DIENSTLEISTUNGSSEKTOR IM FOKUS

In Europa tritt die Wirtschaft auf der Stelle. Der weniger zollsensitive Dienstleistungssektor gibt besonderen Anlass zur Sorge. Der durchschnittliche Einkaufsmanagerindex für das Quartal ist der schwächste seit Ende 2023. Mit dem Konflikt im Mittleren Osten droht zudem weiteres Ungemach für Europas Wirtschaft. Bleibt also bis auf weiteres nur die Hoffnung auf die Effekte der steigenden Fiskalausgaben – vor allem in Deutschland.

Die US-Notenbank Fed geht trotz der bestehenden Unsicherheit offenbar davon aus, dass die Zollpolitik Trumps einen stärkeren stagflationären Schock für die US-Wirtschaft darstellt. Auf der letzten Sitzung des Offenmarktausschusses wurden die Inflations- und Wachstumsprognosen entsprechend nach oben beziehungsweise unten korrigiert. Aus unserer Sicht ist die Wahrscheinlichkeit hoch, dass es in diesem Jahr keine weitere Zinssenkung in den USA mehr geben wird.

STEIGENDE ZINSEN

Im Euroraum treten Zinsen und Spreads seit geraumer Zeit auf der Stelle – und das auf Niveaus, bei denen sowohl deutsche Bundesanleihen als auch Spreadprodukte als relativ teuer anzusehen sind. In der zweiten Jahreshälfte dürfte nun zumindest bei den deutschen Zinsen Bewegung in die Sache kommen. Der deutsche Staat beginnt aufgrund der Ausgabenprogramme mehr Anleihen zu emittieren, sodass sich das Angebots-Nachfrage-Verhältnis spürbar ändern sollte. Wir rechnen mit einem Anstieg der zehnjährigen Bundrendite in Richtung 2,75 Prozent über die nächsten Monate.
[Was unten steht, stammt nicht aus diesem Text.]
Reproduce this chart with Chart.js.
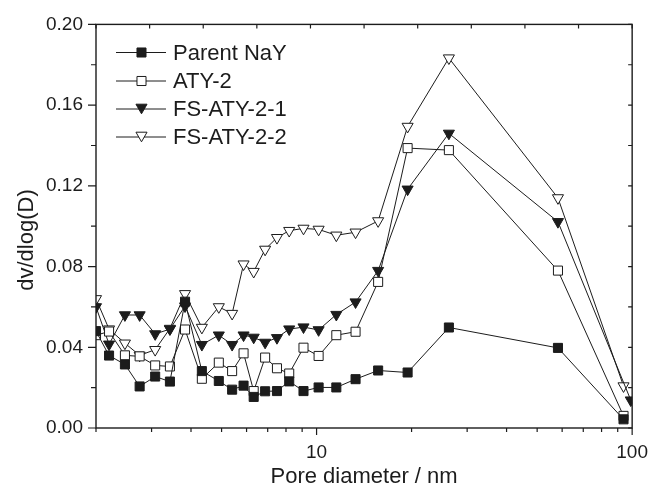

In den USA stehen die Zeichen ebenfalls auf steigende Zinsen.

Auf der Aktienseite war die Eu(ropa)phorie im ersten Quartal groß: Die Outperformance von europäischen gegenüber US-Aktien war nicht nur atemberaubend, sie kam für die allermeisten Anleger auch komplett unerwartet. Bereits im zweiten Quartal trat allerdings schon wieder Ernüchterung ein. Mit Blick nach vorne werden Aktien aus Europa für eine überschaubare Zeit nur dann mit Titeln aus den USA Schritt halten können, wenn die geopolitischen Risiken abebben, die Politik hierzulande ihre Hausaufgaben macht und die Unternehmensgewinne sprudeln. Aber machen wir uns nichts vor: Für mehr als ein temporäres Zwischenhoch wird es für europäische Aktien wohl nicht reichen.